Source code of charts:
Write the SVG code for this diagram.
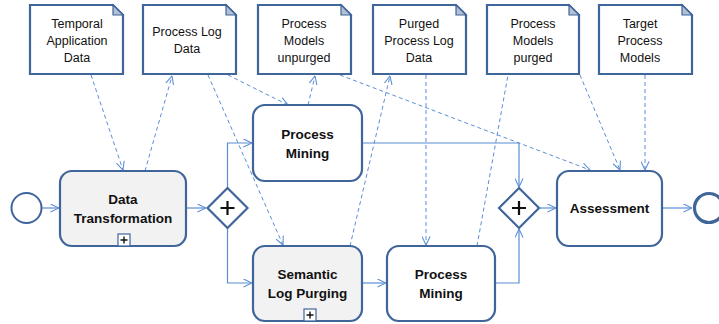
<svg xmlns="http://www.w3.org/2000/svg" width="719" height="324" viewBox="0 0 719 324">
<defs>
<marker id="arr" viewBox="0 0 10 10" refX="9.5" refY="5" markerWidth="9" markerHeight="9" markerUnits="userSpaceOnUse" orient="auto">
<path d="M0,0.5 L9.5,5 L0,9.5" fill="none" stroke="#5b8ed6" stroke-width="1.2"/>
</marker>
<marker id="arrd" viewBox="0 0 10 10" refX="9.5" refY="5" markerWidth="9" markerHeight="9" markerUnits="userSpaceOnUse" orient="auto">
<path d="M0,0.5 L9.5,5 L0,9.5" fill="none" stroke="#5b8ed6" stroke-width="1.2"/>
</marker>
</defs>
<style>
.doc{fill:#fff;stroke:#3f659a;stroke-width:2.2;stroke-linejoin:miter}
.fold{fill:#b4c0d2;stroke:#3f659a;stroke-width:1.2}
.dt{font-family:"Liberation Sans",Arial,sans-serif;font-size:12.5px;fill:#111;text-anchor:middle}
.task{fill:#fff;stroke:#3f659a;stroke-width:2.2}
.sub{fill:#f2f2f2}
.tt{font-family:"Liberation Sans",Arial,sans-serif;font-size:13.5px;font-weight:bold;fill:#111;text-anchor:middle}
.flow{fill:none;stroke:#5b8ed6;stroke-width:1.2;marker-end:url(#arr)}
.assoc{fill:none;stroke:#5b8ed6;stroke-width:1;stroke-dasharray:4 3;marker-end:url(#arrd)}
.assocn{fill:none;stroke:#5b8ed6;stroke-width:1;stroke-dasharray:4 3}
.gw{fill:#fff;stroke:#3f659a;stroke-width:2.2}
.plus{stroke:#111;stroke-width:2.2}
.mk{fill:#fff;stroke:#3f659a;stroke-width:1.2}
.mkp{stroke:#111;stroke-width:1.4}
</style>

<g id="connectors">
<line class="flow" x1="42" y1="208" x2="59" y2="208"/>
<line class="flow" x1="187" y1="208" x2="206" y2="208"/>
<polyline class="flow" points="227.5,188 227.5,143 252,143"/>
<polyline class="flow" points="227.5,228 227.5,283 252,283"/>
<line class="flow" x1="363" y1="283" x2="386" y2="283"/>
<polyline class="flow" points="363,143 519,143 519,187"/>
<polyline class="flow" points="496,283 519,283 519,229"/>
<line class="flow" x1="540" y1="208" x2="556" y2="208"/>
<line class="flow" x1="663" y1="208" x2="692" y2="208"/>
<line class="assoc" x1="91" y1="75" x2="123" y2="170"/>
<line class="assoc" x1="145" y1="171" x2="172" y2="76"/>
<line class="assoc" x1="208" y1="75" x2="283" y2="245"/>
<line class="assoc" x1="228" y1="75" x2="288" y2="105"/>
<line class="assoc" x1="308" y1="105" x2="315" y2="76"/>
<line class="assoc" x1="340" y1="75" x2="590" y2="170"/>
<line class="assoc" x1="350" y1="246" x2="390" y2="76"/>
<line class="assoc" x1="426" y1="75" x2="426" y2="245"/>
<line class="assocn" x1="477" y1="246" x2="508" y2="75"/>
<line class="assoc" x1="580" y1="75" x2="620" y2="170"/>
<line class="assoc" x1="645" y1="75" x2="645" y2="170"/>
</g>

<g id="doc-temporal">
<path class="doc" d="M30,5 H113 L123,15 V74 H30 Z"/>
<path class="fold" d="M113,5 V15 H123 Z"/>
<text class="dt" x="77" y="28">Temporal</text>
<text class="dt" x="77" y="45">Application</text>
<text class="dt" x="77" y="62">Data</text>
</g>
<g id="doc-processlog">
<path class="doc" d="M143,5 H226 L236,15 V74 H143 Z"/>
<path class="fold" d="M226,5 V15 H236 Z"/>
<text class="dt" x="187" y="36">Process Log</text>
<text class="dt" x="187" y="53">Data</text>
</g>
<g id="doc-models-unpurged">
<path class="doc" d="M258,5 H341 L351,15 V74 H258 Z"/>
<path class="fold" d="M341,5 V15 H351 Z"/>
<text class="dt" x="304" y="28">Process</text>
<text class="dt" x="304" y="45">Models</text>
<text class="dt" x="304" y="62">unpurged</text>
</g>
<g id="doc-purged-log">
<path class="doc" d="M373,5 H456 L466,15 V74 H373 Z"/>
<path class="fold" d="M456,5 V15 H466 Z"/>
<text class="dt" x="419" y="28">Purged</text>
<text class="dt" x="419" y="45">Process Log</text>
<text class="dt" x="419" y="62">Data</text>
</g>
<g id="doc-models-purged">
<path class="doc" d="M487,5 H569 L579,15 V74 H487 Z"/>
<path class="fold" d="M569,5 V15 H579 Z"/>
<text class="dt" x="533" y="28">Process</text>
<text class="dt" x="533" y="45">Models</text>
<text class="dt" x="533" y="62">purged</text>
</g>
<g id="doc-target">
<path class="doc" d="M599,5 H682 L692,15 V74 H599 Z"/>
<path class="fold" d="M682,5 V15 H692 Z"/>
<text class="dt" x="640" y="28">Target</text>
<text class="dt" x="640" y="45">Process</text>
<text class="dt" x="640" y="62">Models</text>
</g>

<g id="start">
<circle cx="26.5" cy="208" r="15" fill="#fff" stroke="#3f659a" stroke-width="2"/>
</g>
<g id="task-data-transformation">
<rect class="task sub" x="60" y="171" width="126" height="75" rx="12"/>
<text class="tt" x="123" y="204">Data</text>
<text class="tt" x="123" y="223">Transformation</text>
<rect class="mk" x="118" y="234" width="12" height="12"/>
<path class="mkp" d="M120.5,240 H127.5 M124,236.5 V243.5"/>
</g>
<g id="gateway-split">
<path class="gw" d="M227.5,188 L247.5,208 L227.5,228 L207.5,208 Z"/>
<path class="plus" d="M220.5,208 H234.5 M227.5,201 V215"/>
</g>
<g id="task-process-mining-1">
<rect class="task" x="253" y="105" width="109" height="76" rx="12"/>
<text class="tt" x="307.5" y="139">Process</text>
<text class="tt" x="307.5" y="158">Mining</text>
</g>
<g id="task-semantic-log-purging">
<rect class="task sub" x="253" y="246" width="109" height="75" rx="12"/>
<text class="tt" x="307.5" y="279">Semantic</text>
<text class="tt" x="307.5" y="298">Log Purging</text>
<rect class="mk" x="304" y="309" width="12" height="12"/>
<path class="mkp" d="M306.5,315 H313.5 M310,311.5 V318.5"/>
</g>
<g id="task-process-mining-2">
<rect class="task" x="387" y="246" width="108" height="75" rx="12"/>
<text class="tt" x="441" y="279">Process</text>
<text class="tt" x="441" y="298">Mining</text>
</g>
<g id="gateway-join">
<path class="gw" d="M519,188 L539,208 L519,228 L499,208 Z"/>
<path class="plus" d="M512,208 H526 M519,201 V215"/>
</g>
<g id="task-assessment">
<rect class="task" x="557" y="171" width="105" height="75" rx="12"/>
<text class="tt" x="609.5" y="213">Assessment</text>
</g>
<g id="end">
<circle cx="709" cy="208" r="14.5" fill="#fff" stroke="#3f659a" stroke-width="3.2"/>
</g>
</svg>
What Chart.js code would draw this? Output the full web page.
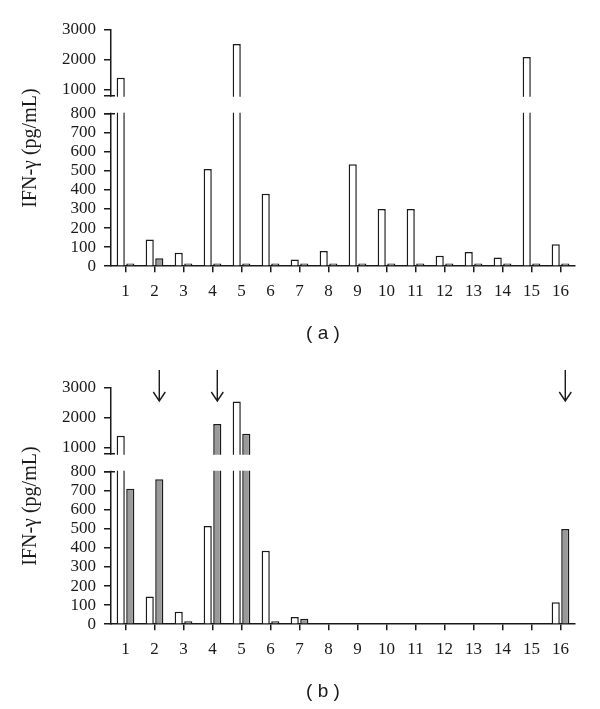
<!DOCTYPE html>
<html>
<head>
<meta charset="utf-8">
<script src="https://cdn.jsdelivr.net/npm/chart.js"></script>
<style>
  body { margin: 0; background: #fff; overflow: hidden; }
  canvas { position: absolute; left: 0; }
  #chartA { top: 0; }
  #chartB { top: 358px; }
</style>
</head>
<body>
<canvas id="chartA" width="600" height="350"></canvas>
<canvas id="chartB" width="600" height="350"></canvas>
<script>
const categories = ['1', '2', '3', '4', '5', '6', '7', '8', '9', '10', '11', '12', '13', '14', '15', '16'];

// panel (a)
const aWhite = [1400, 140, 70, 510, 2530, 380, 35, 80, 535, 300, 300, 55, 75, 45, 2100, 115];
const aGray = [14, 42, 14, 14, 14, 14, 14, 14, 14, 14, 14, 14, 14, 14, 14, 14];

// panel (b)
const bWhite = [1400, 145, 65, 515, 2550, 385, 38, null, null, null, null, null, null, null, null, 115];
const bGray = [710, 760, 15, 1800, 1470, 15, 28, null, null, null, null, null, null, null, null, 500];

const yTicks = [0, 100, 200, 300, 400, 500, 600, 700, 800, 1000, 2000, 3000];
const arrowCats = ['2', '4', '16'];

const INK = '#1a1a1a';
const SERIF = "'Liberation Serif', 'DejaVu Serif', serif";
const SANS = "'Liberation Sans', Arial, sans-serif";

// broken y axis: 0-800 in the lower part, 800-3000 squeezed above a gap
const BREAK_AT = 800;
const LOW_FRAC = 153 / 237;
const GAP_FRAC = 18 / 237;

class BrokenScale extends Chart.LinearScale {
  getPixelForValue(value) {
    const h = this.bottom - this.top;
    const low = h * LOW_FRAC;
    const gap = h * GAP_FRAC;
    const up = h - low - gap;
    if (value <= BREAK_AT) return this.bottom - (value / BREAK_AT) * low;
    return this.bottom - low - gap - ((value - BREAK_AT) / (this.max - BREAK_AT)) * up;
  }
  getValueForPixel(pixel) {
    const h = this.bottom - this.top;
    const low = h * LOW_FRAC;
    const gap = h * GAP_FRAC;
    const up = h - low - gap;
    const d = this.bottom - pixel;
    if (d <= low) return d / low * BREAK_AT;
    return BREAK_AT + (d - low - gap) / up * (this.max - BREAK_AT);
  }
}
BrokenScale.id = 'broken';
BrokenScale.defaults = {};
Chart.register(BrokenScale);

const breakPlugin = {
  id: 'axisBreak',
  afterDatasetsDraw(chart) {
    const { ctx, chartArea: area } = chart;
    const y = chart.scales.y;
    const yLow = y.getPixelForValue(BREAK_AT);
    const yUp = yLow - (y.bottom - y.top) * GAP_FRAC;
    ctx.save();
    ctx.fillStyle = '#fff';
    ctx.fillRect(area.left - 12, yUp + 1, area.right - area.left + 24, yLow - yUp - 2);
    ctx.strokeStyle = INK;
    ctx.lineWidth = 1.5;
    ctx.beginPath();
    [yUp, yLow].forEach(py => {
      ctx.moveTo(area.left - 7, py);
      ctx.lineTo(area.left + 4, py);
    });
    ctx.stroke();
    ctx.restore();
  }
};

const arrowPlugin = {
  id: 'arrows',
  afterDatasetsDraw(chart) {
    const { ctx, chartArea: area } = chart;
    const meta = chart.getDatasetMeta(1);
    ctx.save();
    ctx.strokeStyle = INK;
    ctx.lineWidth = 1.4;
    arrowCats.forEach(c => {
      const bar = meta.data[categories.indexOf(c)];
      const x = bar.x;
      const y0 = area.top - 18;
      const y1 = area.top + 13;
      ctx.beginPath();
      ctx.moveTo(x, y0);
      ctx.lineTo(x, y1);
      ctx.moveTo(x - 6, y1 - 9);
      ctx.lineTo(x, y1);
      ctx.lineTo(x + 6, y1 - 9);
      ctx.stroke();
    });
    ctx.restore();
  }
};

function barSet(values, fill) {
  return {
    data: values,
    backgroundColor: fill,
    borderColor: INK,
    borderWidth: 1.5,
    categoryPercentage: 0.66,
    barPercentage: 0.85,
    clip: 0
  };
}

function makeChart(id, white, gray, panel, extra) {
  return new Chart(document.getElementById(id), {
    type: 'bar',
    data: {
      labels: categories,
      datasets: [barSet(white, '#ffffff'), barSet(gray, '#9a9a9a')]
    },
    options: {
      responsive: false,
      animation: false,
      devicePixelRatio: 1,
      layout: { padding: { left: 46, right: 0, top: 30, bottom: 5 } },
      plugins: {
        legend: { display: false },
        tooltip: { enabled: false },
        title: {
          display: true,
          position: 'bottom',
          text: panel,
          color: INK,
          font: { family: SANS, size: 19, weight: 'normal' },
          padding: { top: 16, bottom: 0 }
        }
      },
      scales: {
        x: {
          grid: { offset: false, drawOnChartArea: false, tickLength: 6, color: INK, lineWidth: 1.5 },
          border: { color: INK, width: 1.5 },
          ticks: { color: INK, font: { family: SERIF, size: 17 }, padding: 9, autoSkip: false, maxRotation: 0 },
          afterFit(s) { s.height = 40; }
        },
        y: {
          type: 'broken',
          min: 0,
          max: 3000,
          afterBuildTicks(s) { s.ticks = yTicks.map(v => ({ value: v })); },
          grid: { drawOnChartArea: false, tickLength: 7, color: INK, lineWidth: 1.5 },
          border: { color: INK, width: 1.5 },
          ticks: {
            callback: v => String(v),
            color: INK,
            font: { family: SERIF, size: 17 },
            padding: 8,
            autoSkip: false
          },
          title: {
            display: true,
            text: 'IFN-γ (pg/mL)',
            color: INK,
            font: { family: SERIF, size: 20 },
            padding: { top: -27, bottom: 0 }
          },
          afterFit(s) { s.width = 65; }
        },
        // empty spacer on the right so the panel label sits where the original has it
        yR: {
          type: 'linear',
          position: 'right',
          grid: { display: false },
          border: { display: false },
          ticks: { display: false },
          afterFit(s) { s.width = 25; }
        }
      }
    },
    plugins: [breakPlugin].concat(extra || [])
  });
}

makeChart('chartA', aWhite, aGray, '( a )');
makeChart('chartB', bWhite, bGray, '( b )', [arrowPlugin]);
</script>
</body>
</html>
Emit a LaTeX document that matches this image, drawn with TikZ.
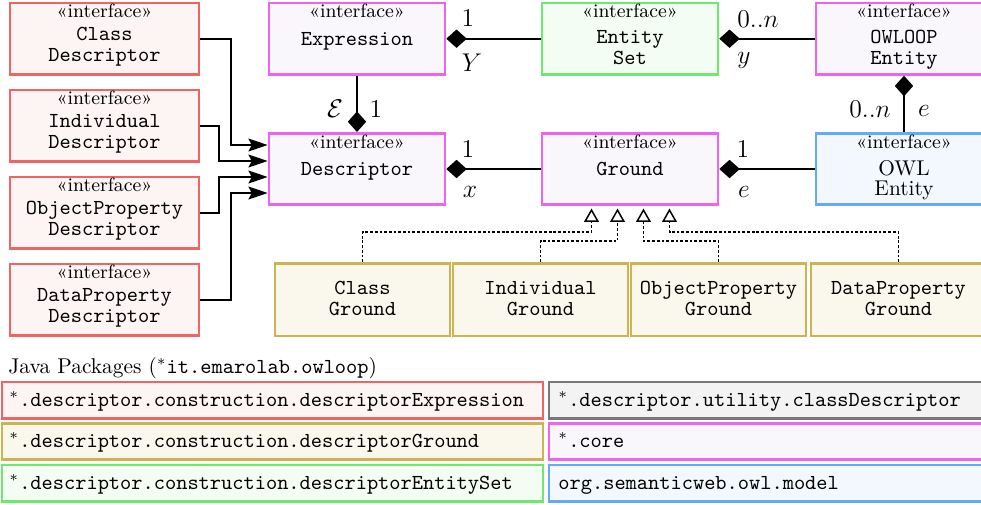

### [EXERCISE DESCRIPTION]
Pick out each line containing the string "this" and copy it.

### [EXPECTED ANSWER]
Write the SVG code for this diagram.
What Chart.js code would draw this? Output the full web page.
    const h = this.bottom - this.top;
    if (value <= BREAK_AT) return this.bottom - (value / BREAK_AT) * low;
    return this.bottom - low - gap - ((value - BREAK_AT) / (this.max - BREAK_AT)) * up;
    const h = this.bottom - this.top;
    const d = this.bottom - pixel;
    return BREAK_AT + (d - low - gap) / up * (this.max - BREAK_AT);
Emit a LaTeX document that matches this image, drawn with TikZ.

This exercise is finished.